Mais il a prouvé aussi, par quelle heureuse concorde les deux branches de la race noire, confondant leurs destinées, puisant une nouvelle énergie dans leur dignité d’hommes libres, surent encore s’unir étroitement pour résister aux valeureux guerriers que le gouvernement consulaire avait envoyés à Saint-Domingue.

Leur triomphe ne fut pas seulement le résultat de leur courage, de leur aptitude à la guerre, mais aussi des idées de liberté et d’égalité que la France leur avait inculquées, des principes humains qu’elle avait si loyalement proclamés au début de sa révolution. Enfin, Noirs et Mulâtres se montrèrent dans cette lutte acharnée, aussi bien contre elle-même que contre la Grande-Bretagne, dignes de l’éducation politique qu’ils avaient faite sous ses glorieux drapeaux.

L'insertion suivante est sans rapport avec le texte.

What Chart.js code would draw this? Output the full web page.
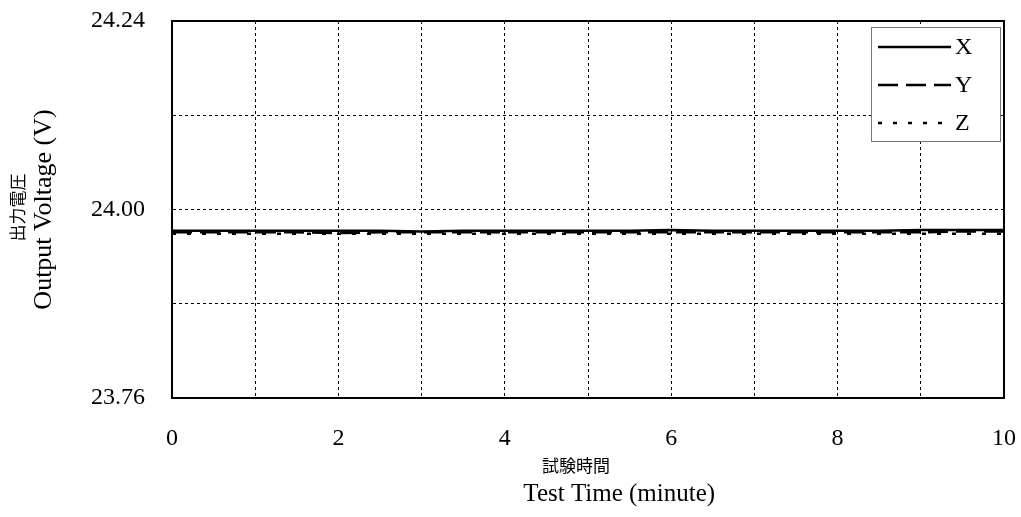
<!DOCTYPE html>
<html>
<head>
<meta charset="utf-8">
<script src="https://cdn.jsdelivr.net/npm/chart.js@4"></script>
<style>
    html, body { margin: 0; padding: 0; background: #fff; }
    #wrap { width: 1021px; height: 517px; }
</style>
</head>
<body>
<div id="wrap"><canvas id="lienzo"></canvas></div>
<script>
// test time (minute)
const tiempos = [0, 0.5, 1, 1.5, 2, 2.5, 3, 3.5, 4, 4.5, 5, 5.5, 6, 6.5, 7, 7.5, 8, 8.5, 9, 9.5, 10]
// output voltage (V) per axis
const serieX = [23.973, 23.973, 23.973, 23.973, 23.973, 23.973, 23.972, 23.973, 23.973, 23.973, 23.973, 23.973, 23.974, 23.973, 23.973, 23.973, 23.973, 23.973, 23.974, 23.974, 23.974]
const serieY = [23.971, 23.971, 23.971, 23.971, 23.970, 23.971, 23.971, 23.971, 23.971, 23.971, 23.971, 23.971, 23.971, 23.971, 23.971, 23.971, 23.971, 23.971, 23.971, 23.972, 23.972]
const serieZ = [23.969, 23.969, 23.969, 23.969, 23.969, 23.969, 23.969, 23.969, 23.969, 23.969, 23.969, 23.969, 23.969, 23.969, 23.969, 23.969, 23.969, 23.969, 23.969, 23.969, 23.969]
const etiquetasY = [23.76, 24.00, 24.24]

const fuente = "'Liberation Serif', 'Noto Sans CJK JP', serif"
const fuenteJP = "'Noto Sans CJK JP', 'Liberation Serif', serif"

const puntos = (serie) => tiempos.map((t, i) => ({x: t, y: serie[i]}))

// frame round the plot area
const marco = {
    id: "marco",
    afterDraw(chart) {
        const {ctx, chartArea: a} = chart
        ctx.save()
        ctx.strokeStyle = "#000"
        ctx.lineWidth = 2
        ctx.strokeRect(a.left, a.top, a.right - a.left, a.bottom - a.top)
        ctx.restore()
    }
}

// japanese first line of both axis titles (smaller than the english line)
const titulosJP = {
    id: "titulosJP",
    afterDraw(chart) {
        const {ctx, chartArea: a} = chart
        ctx.save()
        ctx.fillStyle = "#000"
        ctx.font = "17px " + fuenteJP
        ctx.textAlign = "center"
        ctx.textBaseline = "middle"
        ctx.fillText("試験時間", (a.left + a.right) / 2 - 12, chart.height - 51)
        ctx.translate(18, (a.top + a.bottom) / 2 - 2)
        ctx.rotate(-Math.PI / 2)
        ctx.fillText("出力電圧", 0, 0)
        ctx.restore()
    }
}

// boxed legend inside top right corner
const leyenda = {
    id: "leyenda",
    afterDraw(chart) {
        const {ctx, chartArea: a} = chart
        const x0 = a.right - 133, y0 = a.top + 6, w = 129, h = 114
        ctx.save()
        ctx.fillStyle = "#fff"
        ctx.fillRect(x0, y0, w, h)
        ctx.strokeStyle = "#777"
        ctx.lineWidth = 1
        ctx.strokeRect(x0 + 0.5, y0 + 0.5, w, h)
        chart.data.datasets.forEach((ds, i) => {
            const y = y0 + 20 + i * 38
            ctx.strokeStyle = "#000"
            ctx.lineWidth = 2.5
            ctx.setLineDash(ds.borderDash || [])
            ctx.beginPath()
            ctx.moveTo(x0 + 7, y)
            ctx.lineTo(x0 + 80, y)
            ctx.stroke()
            ctx.setLineDash([])
            ctx.fillStyle = "#000"
            ctx.font = "24px " + fuente
            ctx.textBaseline = "middle"
            ctx.fillText(ds.label, x0 + 84, y + 1)
        })
        ctx.restore()
    }
}

document.addEventListener("DOMContentLoaded", () => {
    const ctx = document.getElementById("lienzo")
    new Chart(ctx, {
        type: "line",
        data: {
            datasets: [
                {label: "X", data: puntos(serieX), borderColor: "#000", borderWidth: 2.5, pointRadius: 0, borderDash: []},
                {label: "Y", data: puntos(serieY), borderColor: "#000", borderWidth: 2.5, pointRadius: 0, borderDash: [20, 8]},
                {label: "Z", data: puntos(serieZ), borderColor: "#000", borderWidth: 2.5, pointRadius: 0, borderDash: [4, 11]},
            ]
        },
        options: {
            responsive: true,
            maintainAspectRatio: false,
            animation: false,
            layout: {padding: {top: 21, right: 17, left: 0, bottom: 0}},
            plugins: {
                legend: {display: false},
                tooltip: {enabled: false}
            },
            scales: {
                x: {
                    type: "linear",
                    min: 0,
                    max: 10,
                    afterFit: (s) => {
                        s.height = 119
                        s.paddingLeft = 0
                        s.paddingRight = 0
                    },
                    ticks: {
                        stepSize: 1,
                        color: "#000",
                        padding: 26,
                        maxRotation: 0,
                        font: {family: fuente, size: 24},
                        callback: (v) => (v % 2 === 0 ? String(v) : "")
                    },
                    grid: {color: "#000", lineWidth: 1, drawTicks: false},
                    border: {display: true, color: "#000", width: 2, dash: [3, 3]},
                    title: {
                        display: true,
                        text: "          Test Time (minute)",
                        color: "#000",
                        padding: {top: 0, bottom: 8},
                        font: {family: fuente, size: 25}
                    }
                },
                y: {
                    min: 23.76,
                    max: 24.24,
                    afterFit: (s) => {
                        s.width = 172
                        s.paddingTop = 0
                        s.paddingBottom = 0
                    },
                    ticks: {
                        stepSize: 0.12,
                        color: "#000",
                        padding: 27,
                        font: {family: fuente, size: 24},
                        callback: (v) => {
                            const hit = etiquetasY.find(e => Math.abs(e - v) < 1e-6)
                            return hit !== undefined ? hit.toFixed(2) : ""
                        }
                    },
                    grid: {color: "#000", lineWidth: 1, drawTicks: false},
                    border: {display: true, color: "#000", width: 2, dash: [3, 3]},
                    title: {
                        display: true,
                        text: "Output Voltage (V)",
                        color: "#000",
                        padding: {top: 29, bottom: 0},
                        font: {family: fuente, size: 26}
                    }
                }
            }
        },
        plugins: [marco, titulosJP, leyenda]
    })
})
</script>
</body>
</html>
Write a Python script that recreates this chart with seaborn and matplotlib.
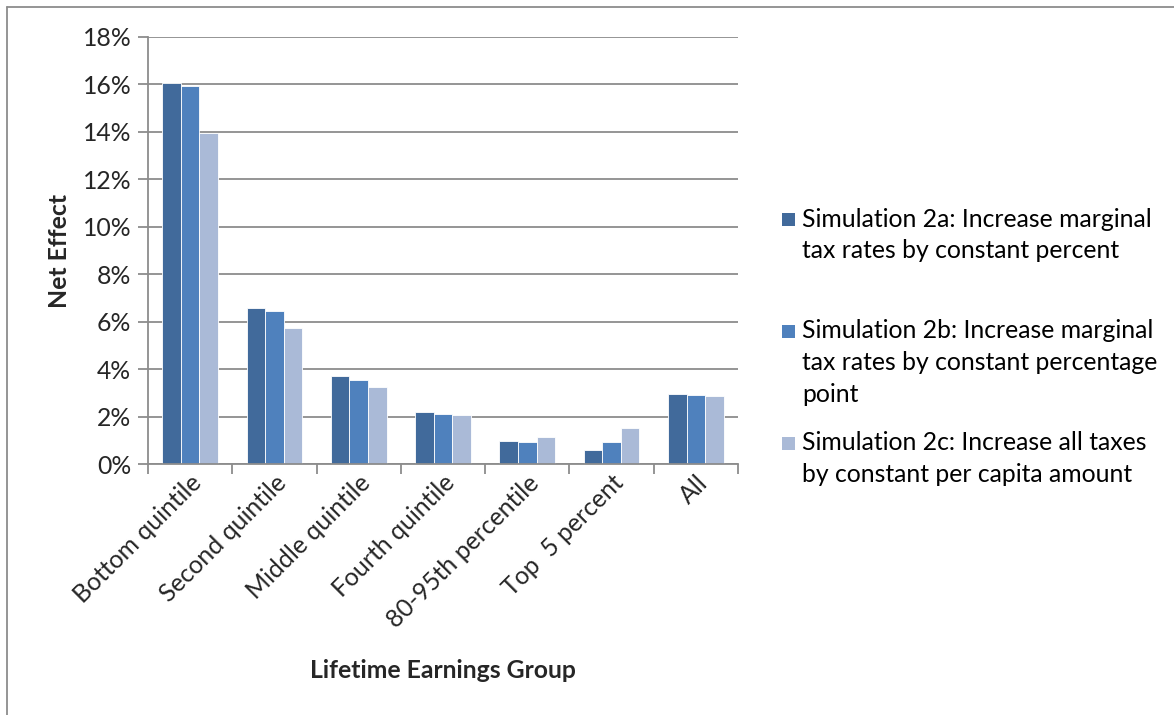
import matplotlib
matplotlib.use("Agg")
import matplotlib.pyplot as plt
import seaborn as sns
import pandas as pd
import numpy as np
from matplotlib.lines import Line2D
from matplotlib.patches import Rectangle
from matplotlib.ticker import FuncFormatter

categories = ["Bottom quintile", "Second quintile", "Middle quintile", "Fourth quintile",
              "80-95th percentile", "Top  5 percent", "All"]
series_names = ["Simulation 2a: Increase marginal\ntax rates by constant percent",
                "Simulation 2b: Increase marginal\ntax rates by constant percentage\npoint",
                "Simulation 2c: Increase all taxes\nby constant per capita amount"]
sim_2a = [16.07, 6.59, 3.69, 2.21, 0.95, 0.60, 2.94]
sim_2b = [15.93, 6.44, 3.53, 2.09, 0.91, 0.94, 2.91]
sim_2c = [13.97, 5.72, 3.24, 2.07, 1.13, 1.52, 2.87]
colors = ["#416A9B", "#4F81BD", "#AABAD7"]

rows = []
for name, vals in zip(series_names, [sim_2a, sim_2b, sim_2c]):
    for c, v in zip(categories, vals):
        rows.append({"Group": c, "Series": name, "Value": v})
df = pd.DataFrame(rows)

sns.set_style("white")
plt.rcParams['font.family'] = ['Lato', 'DejaVu Sans']
FS = 17.8
W, H = 1174, 715

fig = plt.figure(figsize=(W/100, H/100), dpi=100)
ax = fig.add_axes([148/W, 1-464/H, (738-148)/W, (464-37)/H])

sns.barplot(data=df, x="Group", y="Value", hue="Series", order=categories,
            hue_order=series_names, palette=colors, width=0.66, ax=ax,
            edgecolor="white", linewidth=0.6, saturation=1, legend=False)

ax.set_ylim(0, 18)
ax.set_xlim(-0.5, 6.5)
ax.set_yticks(np.arange(0, 19, 2))
ax.yaxis.set_major_formatter(FuncFormatter(lambda v, p: f"{int(v)}%"))
ax.grid(axis="y", color="#8C8C8C", linewidth=1.3)
ax.set_axisbelow(True)
for s in ["top", "right"]:
    ax.spines[s].set_visible(False)
for s in ["left", "bottom"]:
    ax.spines[s].set_color("#8C8C8C")
    ax.spines[s].set_linewidth(1.3)

ax.tick_params(axis="y", left=True, length=7, width=1.3, color="#8C8C8C",
               labelsize=FS, pad=5)
ax.set_xticks(range(len(categories)))
ax.set_xticklabels(categories, rotation=45, ha="right", rotation_mode="anchor", fontsize=FS)
ax.tick_params(axis="x", which="major", length=0, pad=5)
ax.set_xticks(np.arange(-0.5, 7, 1), minor=True)
ax.tick_params(axis="x", which="minor", bottom=True, length=7, width=1.3, color="#8C8C8C")

ax.set_ylabel("Net Effect", fontsize=FS, fontweight="bold", labelpad=8)
ax.set_xlabel("Lifetime Earnings Group", fontsize=FS, fontweight="bold", labelpad=20)

# legend drawn manually so that the marker sits on the first line of each entry
first_line_y = [219, 331, 443]
pitch = 31.5
for color, name, y0 in zip(colors, series_names, first_line_y):
    fig.add_artist(Rectangle((782/W, 1-(y0+6.5)/H), 13/W, 13/H, facecolor=color,
                             edgecolor="none", transform=fig.transFigure))
    for k, line in enumerate(name.split("\n")):
        fig.text(802/W, 1-(y0+k*pitch)/H, line, fontsize=FS, va="center", ha="left",
                 color="black")

fig.add_artist(Line2D([7/W, 1], [1-7/H, 1-7/H], color="#8C8C8C", linewidth=1.3,
                      transform=fig.transFigure))
fig.add_artist(Line2D([7/W, 7/W], [0, 1-7/H], color="#8C8C8C", linewidth=1.3,
                      transform=fig.transFigure))

fig.savefig("out.png", dpi=100)
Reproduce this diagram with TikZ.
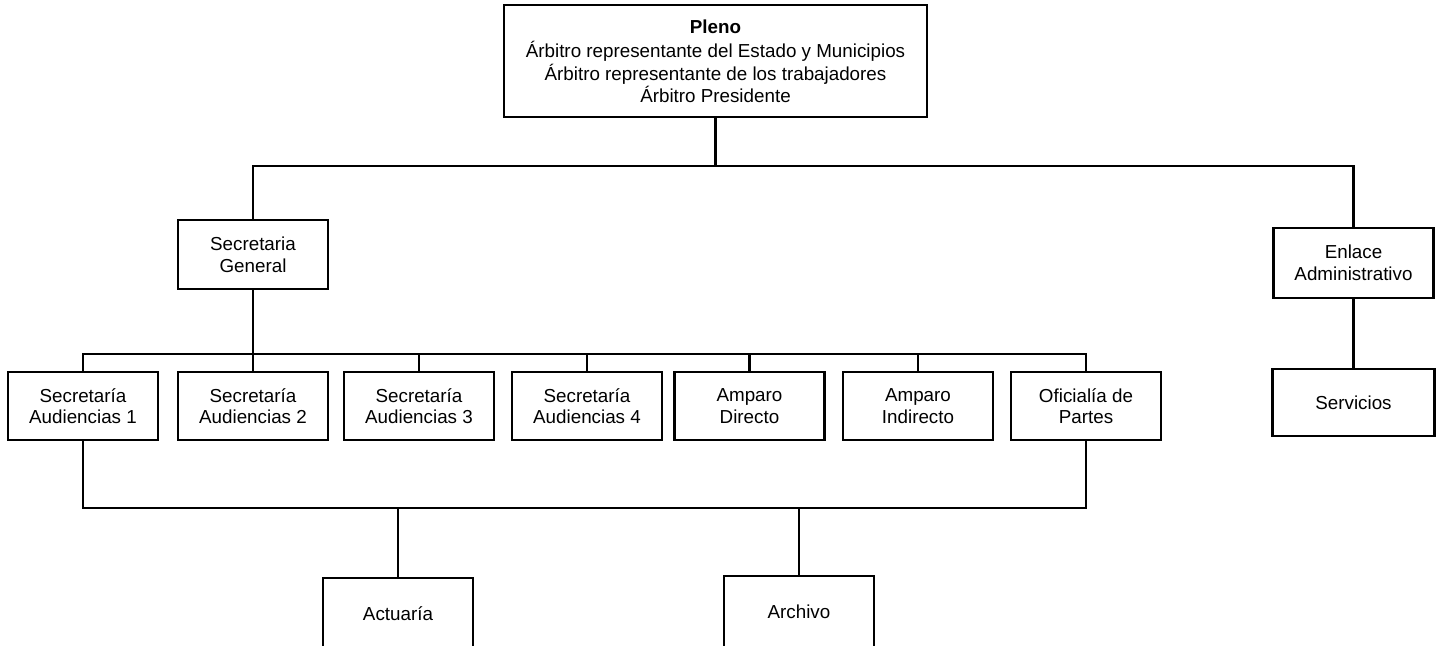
\documentclass[tikz,border=0pt]{standalone}
\usepackage{fontspec}
\setmainfont{Liberation Sans}
\usetikzlibrary{positioning}

\begin{document}
\begin{tikzpicture}[x=0.5pt,y=-0.5pt,line width=1.2pt,
  unit/.style={draw,rectangle,align=center,inner sep=2pt,
    minimum width=75pt,minimum height=34pt,
    font=\fontsize{9.4pt}{10.8pt}\selectfont}]

  \clip (0,0) rectangle (1437,646);

  % top
  \node[unit,minimum width=211.5pt,minimum height=56pt,
        font=\fontsize{9.4pt}{9.8pt}\selectfont] (pleno) at (715.5,61)
    {\textbf{Pleno}\\[2.5pt]Árbitro representante del Estado y Municipios\\
     Árbitro representante de los trabajadores\\Árbitro Presidente};

  % second level
  \node[unit,minimum height=34.5pt] (secgen) at (253,254.5) {Secretaria\\General};
  \node[unit,minimum width=80pt,minimum height=35pt] (enlace) at (1353.5,263)
    {Enlace\\Administrativo};
  \node[unit,minimum width=81pt,minimum height=33.5pt] (serv) at (1353.5,402.5) {Servicios};

  % third level
  \node[unit] (sa1)  at (83,406)    {Secretaría\\Audiencias 1};
  \node[unit] (sa2)  at (253,406)   {Secretaría\\Audiencias 2};
  \node[unit] (sa3)  at (419,406)   {Secretaría\\Audiencias 3};
  \node[unit] (sa4)  at (587,406)   {Secretaría\\Audiencias 4};
  \node[unit] (adir) at (749.5,406) {Amparo\\Directo};
  \node[unit] (aind) at (918,406)   {Amparo\\Indirecto};
  \node[unit] (ofp)  at (1086,406)  {Oficialía de\\Partes};

  % bottom
  \node[unit,minimum height=36pt] (act)  at (398,614) {Actuaría};
  \node[unit,minimum height=36pt] (arch) at (799,612) {Archivo};

  \coordinate (j1) at (715.5,166);
  \coordinate (j2) at (253,354);
  \coordinate (j3) at (598,508);

  \draw (pleno) -- (j1);
  \draw (secgen.north) |- (j1) -| (enlace.north);
  \draw (enlace) -- (serv);

  \draw (secgen) -- (j2);
  \draw (sa1.north) |- (j2) -| (ofp.north);
  \foreach \n in {sa2,sa3,sa4,adir,aind}
    \draw (\n.north) -- (\n.north |- j2);

  \draw (sa1.south) |- (j3) -| (ofp.south);
  \draw (act.north) -- (act.north |- j3);
  \draw (arch.north) -- (arch.north |- j3);
\end{tikzpicture}
\end{document}
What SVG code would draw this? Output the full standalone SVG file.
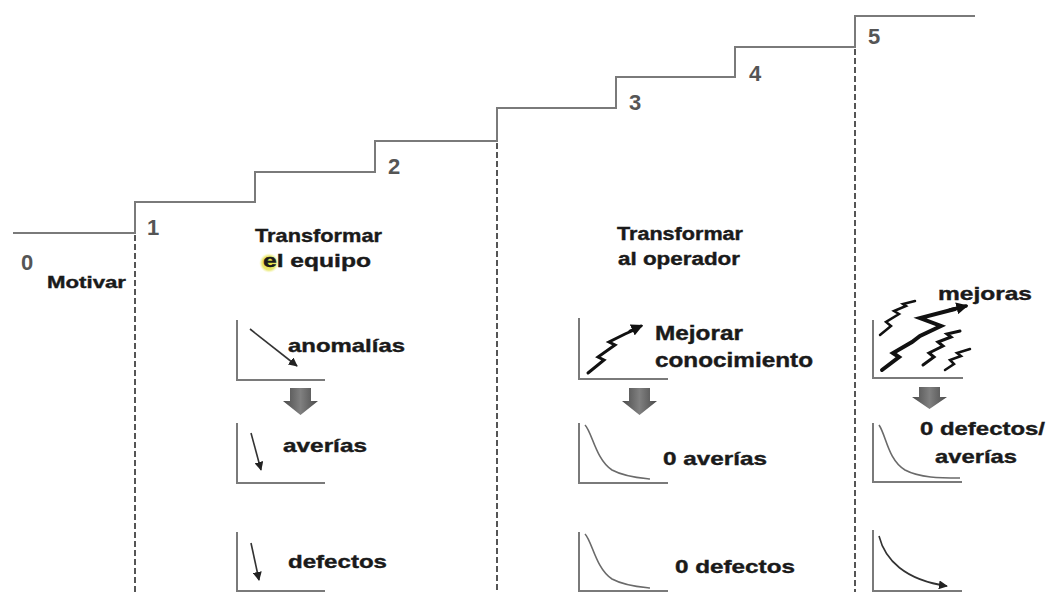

Que la France s’en prenne donc, sinon à elle-même, du moins à la politique injuste et décevante du Directoire exécutif et du Consulat, aux crimes de leurs agents à Saint-Domingue, si cette colonie lui a échappé des mains ! Ces gouvernemens surtout en sont responsables devant elle ; car on sait quelle est l’influence du pouvoir politique sur les peuples.

S’il était nécessaire de démontrer cette assertion, nous n’aurions qu’à reproduire ici les aveux de l’auguste captif de Sainte-Hélène, reconnaissant son erreur, son tort, la faute qu’il commit en voulant soumettre Saint-Domingue par la force.